Explicando: o repórter datilografava a matéria nas laudas da revista e saiu da redação durante alguns minutos, para tomar um café ou outra atividade prosaica, deixando a máquina de escrever desguarnecida. Nesse meio tempo, um gaiato assumiu as teclas e acrescentou ao texto – que era sério, muito sério – que a Aids era “conhecida no Japão como ‘kumata’”, uma clara, tosca e debochada alusão ao caráter até então segregacionista da síndrome.

O repórter não percebeu a inserção, que só foi descoberta, felizmente, na edição da revista no Rio. Se passasse, talvez não causasse grande comoção entre os leitores da extinta publicação, porque eles basicamente costumavam apenas ler os títulos e ver as fotos. Mas certamente haveria impacto nos meios jornalísticos e possivelmente um furdunço na área judicial.

Lembrei-me dessa situação – que não vivi, mas me foi relatada – para buscar uma tentativa de explicar por que uma bíblia impressa no século XVII traria entre os mandamentos de Deus exatamente o contrário do que preconizava a igreja católica. Editado em 1631, o livrão pregava “thou fhalt commit adultery” (cometerás adultério), quando o mandamento original condenava a pulada de cerca como pecado mortal.

Teria o editor Robert Barker, tal qual o repórter da Manchete, deixado a máquina de escrever à disposição de um gaiato qualquer, que achou engraçado apagar o “not” que estaria escrito antes do “commit”? Ou o próprio Barker foi vítima de seus desejos obnubilados, também conhecidos como ato falho, e mandou ver nos mandamentos o que ele próprio pensava em fazer? Vai que, se facilitassem, ele escreveria também “thou fhalt couet thy neighbours wife” (cobiçarás a mulher do próximo)…
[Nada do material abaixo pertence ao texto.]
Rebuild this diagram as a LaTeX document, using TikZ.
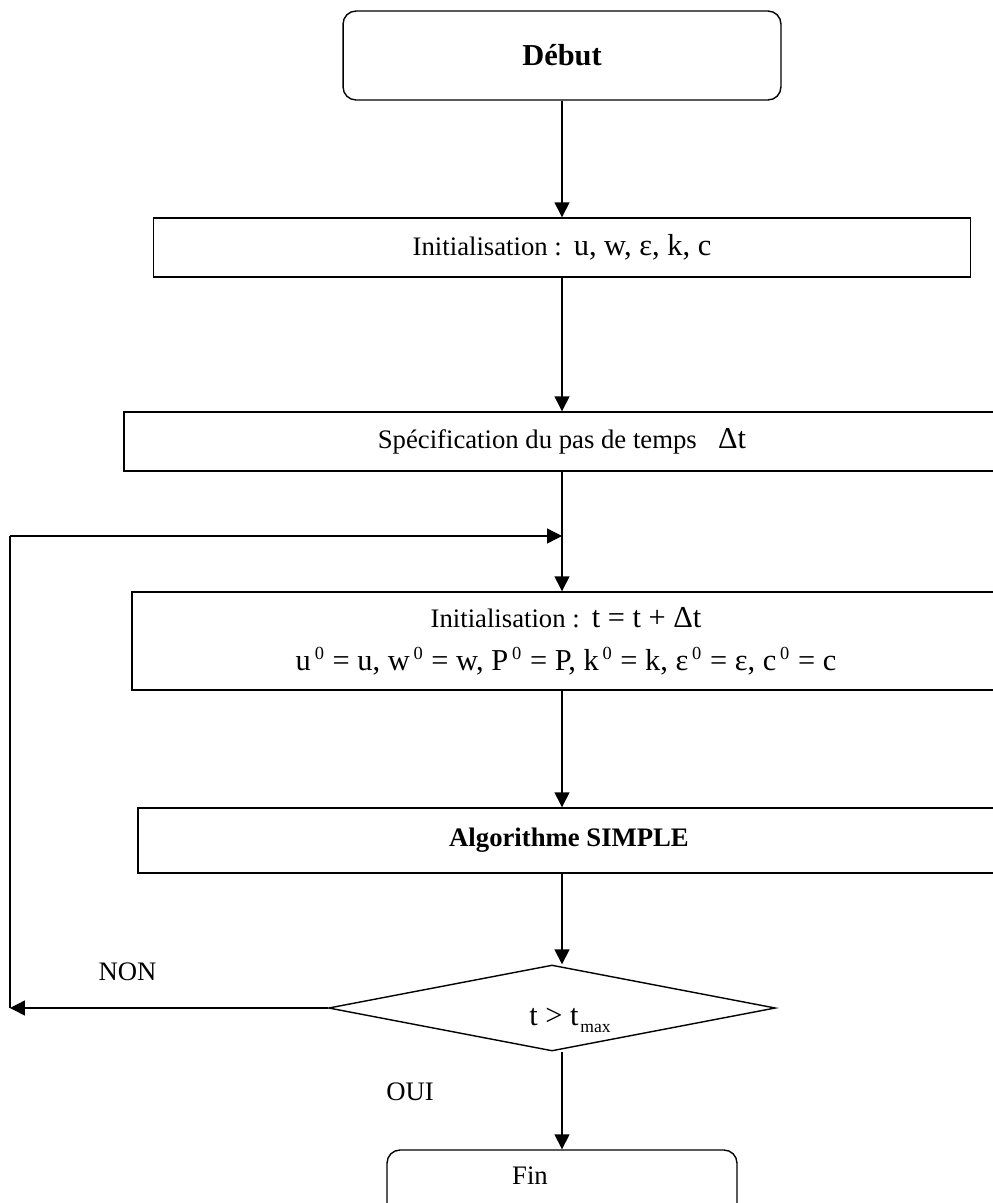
\documentclass[tikz,border=0pt]{standalone}
\usepackage{fontspec}
\setmainfont{Liberation Serif}
\usetikzlibrary{arrows.meta,shapes.geometric}
\newcommand{\grand}{\fontsize{17.3}{20}\selectfont}
\newcommand{\sups}[1]{\kern2.2pt\raisebox{0.75ex}{\fontsize{10.5}{10}\selectfont #1}\kern0.6pt\relax}
\newcommand{\subs}[1]{\kern1pt\raisebox{-0.55ex}{\fontsize{10}{10}\selectfont #1}}

\begin{document}
\begin{tikzpicture}[x=0.02cm, y=-0.02cm, line width=0.8pt,
		every node/.style={font=\fontsize{15.2}{18}\selectfont},
		bloc/.style={draw, rectangle, inner sep=0pt},
		terme/.style={bloc, rounded corners=0.26cm},
		fleche/.style={-{Triangle[length=0.3cm,width=0.3cm]}}]
			\useasboundingbox (0,0) rectangle (993,1203);
			\clip (0,0) rectangle (993,1203);
			% blocs
			\node[terme, minimum width=8.76cm, minimum height=1.78cm, font=\grand\bfseries]
				(debut) at (562,55.5) {Début};
			\node[bloc, minimum width=16.34cm, minimum height=1.18cm]
				(init) at (562,247.5) {Initialisation :\hspace{0.45em}{\grand u, w, ε, k, c}};
			\node[bloc, minimum width=17.52cm, minimum height=1.18cm]
				(spec) at (562,441.5) {Spécification du pas de temps\hspace{0.8em}{\grand Δt}};
			\node[bloc, minimum width=17.36cm, minimum height=1.96cm, align=center,
				font=\fontsize{15.2}{24.5}\selectfont]
				(initt) at (566,641) {Initialisation :\hspace{0.45em}{\grand t = t + Δt}\\
				{\grand u\sups{0} = u, w\sups{0} = w, P\sups{0} = P, k\sups{0} = k, ε\sups{0} = ε, c\sups{0} = c}};
			\node[bloc, minimum width=17.24cm, minimum height=1.3cm, font=\fontsize{15.2}{18}\selectfont\bfseries]
				(algo) at (569,840.5) {Algorithme SIMPLE};
			% test
			\node[draw, diamond, aspect=5.2, minimum width=8.94cm, minimum height=1.72cm, inner sep=0pt]
				(test) at (552,1008) {};
			\node (cond) at (570,1020) {{\grand t > t}\subs{max}};
			\node[terme, minimum width=7cm, minimum height=1.6cm, text height=0.35cm, text depth=0.59cm]
				(fin) at (562,1190) {Fin\hspace*{1.28cm}};
			% etiquettes
			\node (non) at (127.5,972) {NON};
			\node (oui) at (410,1092) {OUI};
			% boucle
			\coordinate (coin2) at (10,536);
			\coordinate (coin1) at (test.west -| coin2);
			\coordinate (retour) at (562,536);
			% fleches
			\draw[fleche] (debut.south) -- (debut.south |- init.north);
			\draw[fleche] (init.south) -- (init.south |- spec.north);
			\draw[fleche] (spec.south) -- (spec.south |- initt.north);
			\draw[fleche] (spec.south |- initt.south) -- (spec.south |- algo.north);
			\draw[fleche] (spec.south |- algo.south) -- (spec.south |- test.north);
			\draw[fleche] (test.south -| fin.north) -- (fin.north);
			\draw[fleche] (test.west) -- (coin1);
			\draw (coin1) -- (coin2);
			\draw[fleche] (coin2) -- (retour);
		\end{tikzpicture}
\end{document}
Na verdade, mil exemplares da bíblia foram impressos com o erro (?), só descoberto um ano depois. O editor foi multado e perdeu sua licença. Do total da tiragem, apenas vinte continuaram em circulação. Os demais livros foram destruídos. Naquele tempo, não tinha os oportunistas de hoje, que defendem a ‘liberdade de expressão’ que lhes convém. Recentemente, uma universidade da Nova Zelândia informou ter encontrado um dos volumes sobreviventes à captura da chamada ‘bíblia perversa’, ou ‘bíblia dos pecadores’.

Resta saber quantos casamentos de devotos que seguiram ao pé da letra o mandamento divino foram desfeitos desde 1631.